(GIVEN REQUEST)
Could the lines from the start of the data through the line with "resp_exp30 = [4.22, 3.80, 2.73, 1.32]" be set down exactly, with no pictures among them?

(DATA)

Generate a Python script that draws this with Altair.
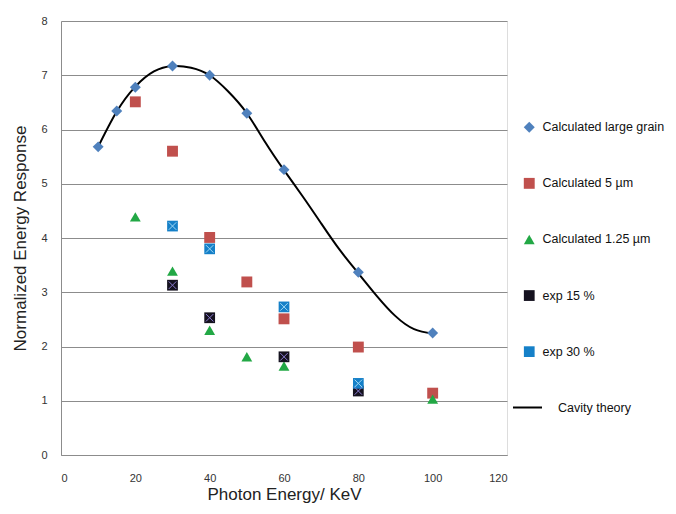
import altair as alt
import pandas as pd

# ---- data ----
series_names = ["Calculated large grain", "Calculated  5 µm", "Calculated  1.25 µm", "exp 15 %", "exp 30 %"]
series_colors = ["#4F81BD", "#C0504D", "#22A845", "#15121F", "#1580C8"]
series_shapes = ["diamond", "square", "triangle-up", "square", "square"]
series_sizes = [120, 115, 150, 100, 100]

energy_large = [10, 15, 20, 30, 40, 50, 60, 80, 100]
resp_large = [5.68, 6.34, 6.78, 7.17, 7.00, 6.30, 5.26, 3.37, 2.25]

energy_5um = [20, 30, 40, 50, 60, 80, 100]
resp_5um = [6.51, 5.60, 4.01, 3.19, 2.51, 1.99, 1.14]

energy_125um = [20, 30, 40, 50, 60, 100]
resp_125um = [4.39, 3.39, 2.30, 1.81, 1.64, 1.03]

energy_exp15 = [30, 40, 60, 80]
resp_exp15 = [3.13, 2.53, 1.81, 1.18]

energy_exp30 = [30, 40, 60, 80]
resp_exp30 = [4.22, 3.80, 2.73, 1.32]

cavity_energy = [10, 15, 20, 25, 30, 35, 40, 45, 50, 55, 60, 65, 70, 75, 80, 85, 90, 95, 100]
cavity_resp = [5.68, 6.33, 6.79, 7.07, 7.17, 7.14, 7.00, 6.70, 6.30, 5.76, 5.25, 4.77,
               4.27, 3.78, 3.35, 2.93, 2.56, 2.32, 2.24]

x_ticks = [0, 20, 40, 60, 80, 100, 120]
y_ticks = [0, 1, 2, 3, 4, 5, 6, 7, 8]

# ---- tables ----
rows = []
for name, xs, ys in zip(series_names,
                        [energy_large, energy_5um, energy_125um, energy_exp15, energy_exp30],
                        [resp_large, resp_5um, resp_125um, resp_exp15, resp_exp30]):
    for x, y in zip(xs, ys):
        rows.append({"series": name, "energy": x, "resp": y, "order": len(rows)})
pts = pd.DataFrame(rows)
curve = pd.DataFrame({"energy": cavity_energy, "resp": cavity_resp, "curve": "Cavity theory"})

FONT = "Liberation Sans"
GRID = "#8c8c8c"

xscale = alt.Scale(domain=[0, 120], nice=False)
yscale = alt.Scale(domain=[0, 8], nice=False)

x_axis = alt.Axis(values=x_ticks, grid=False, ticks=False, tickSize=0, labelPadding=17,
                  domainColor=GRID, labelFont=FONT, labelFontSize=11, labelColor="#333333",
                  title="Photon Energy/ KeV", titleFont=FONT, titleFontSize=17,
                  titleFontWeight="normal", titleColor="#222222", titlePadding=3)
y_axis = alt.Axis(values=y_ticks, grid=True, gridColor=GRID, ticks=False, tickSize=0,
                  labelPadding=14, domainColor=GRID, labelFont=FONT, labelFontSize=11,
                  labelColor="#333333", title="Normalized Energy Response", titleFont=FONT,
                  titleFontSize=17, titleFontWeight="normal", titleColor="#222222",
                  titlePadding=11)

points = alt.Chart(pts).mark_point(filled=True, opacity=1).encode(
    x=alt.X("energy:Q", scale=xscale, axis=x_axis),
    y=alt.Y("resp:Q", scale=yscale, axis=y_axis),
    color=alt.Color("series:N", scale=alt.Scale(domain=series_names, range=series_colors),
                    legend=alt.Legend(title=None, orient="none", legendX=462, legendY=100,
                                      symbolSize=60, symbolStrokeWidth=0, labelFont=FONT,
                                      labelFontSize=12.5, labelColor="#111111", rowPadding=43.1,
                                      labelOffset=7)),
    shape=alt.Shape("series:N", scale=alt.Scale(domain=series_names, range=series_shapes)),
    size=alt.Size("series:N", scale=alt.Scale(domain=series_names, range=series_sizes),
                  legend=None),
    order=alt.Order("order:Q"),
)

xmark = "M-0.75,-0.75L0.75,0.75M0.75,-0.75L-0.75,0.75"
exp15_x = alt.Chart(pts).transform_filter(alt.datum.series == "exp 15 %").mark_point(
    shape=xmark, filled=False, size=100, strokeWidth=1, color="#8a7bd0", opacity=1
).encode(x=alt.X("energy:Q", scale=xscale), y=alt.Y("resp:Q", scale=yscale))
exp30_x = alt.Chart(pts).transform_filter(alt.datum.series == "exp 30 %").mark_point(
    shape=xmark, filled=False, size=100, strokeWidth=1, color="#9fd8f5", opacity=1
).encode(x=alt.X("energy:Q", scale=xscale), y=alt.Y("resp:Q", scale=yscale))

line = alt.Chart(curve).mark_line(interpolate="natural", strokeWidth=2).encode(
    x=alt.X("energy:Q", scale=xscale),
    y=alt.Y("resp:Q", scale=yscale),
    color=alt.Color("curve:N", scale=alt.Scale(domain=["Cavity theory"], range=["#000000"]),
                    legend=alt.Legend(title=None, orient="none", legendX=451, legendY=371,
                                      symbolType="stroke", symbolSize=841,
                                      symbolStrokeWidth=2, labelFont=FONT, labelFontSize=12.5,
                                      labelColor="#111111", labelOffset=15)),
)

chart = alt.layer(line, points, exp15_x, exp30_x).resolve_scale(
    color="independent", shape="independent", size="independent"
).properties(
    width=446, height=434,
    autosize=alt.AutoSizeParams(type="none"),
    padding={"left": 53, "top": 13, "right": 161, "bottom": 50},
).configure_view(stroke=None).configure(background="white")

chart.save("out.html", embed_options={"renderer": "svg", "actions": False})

(RESPONSE FOR THIS EXERCISE)
Generate a Python script that draws this with Altair.
import altair as alt
import pandas as pd

# ---- data ----
series_names = ["Calculated large grain", "Calculated  5 µm", "Calculated  1.25 µm", "exp 15 %", "exp 30 %"]
series_colors = ["#4F81BD", "#C0504D", "#22A845", "#15121F", "#1580C8"]
series_shapes = ["diamond", "square", "triangle-up", "square", "square"]
series_sizes = [120, 115, 150, 100, 100]

energy_large = [10, 15, 20, 30, 40, 50, 60, 80, 100]
resp_large = [5.68, 6.34, 6.78, 7.17, 7.00, 6.30, 5.26, 3.37, 2.25]

energy_5um = [20, 30, 40, 50, 60, 80, 100]
resp_5um = [6.51, 5.60, 4.01, 3.19, 2.51, 1.99, 1.14]

energy_125um = [20, 30, 40, 50, 60, 100]
resp_125um = [4.39, 3.39, 2.30, 1.81, 1.64, 1.03]

energy_exp15 = [30, 40, 60, 80]
resp_exp15 = [3.13, 2.53, 1.81, 1.18]

energy_exp30 = [30, 40, 60, 80]
resp_exp30 = [4.22, 3.80, 2.73, 1.32]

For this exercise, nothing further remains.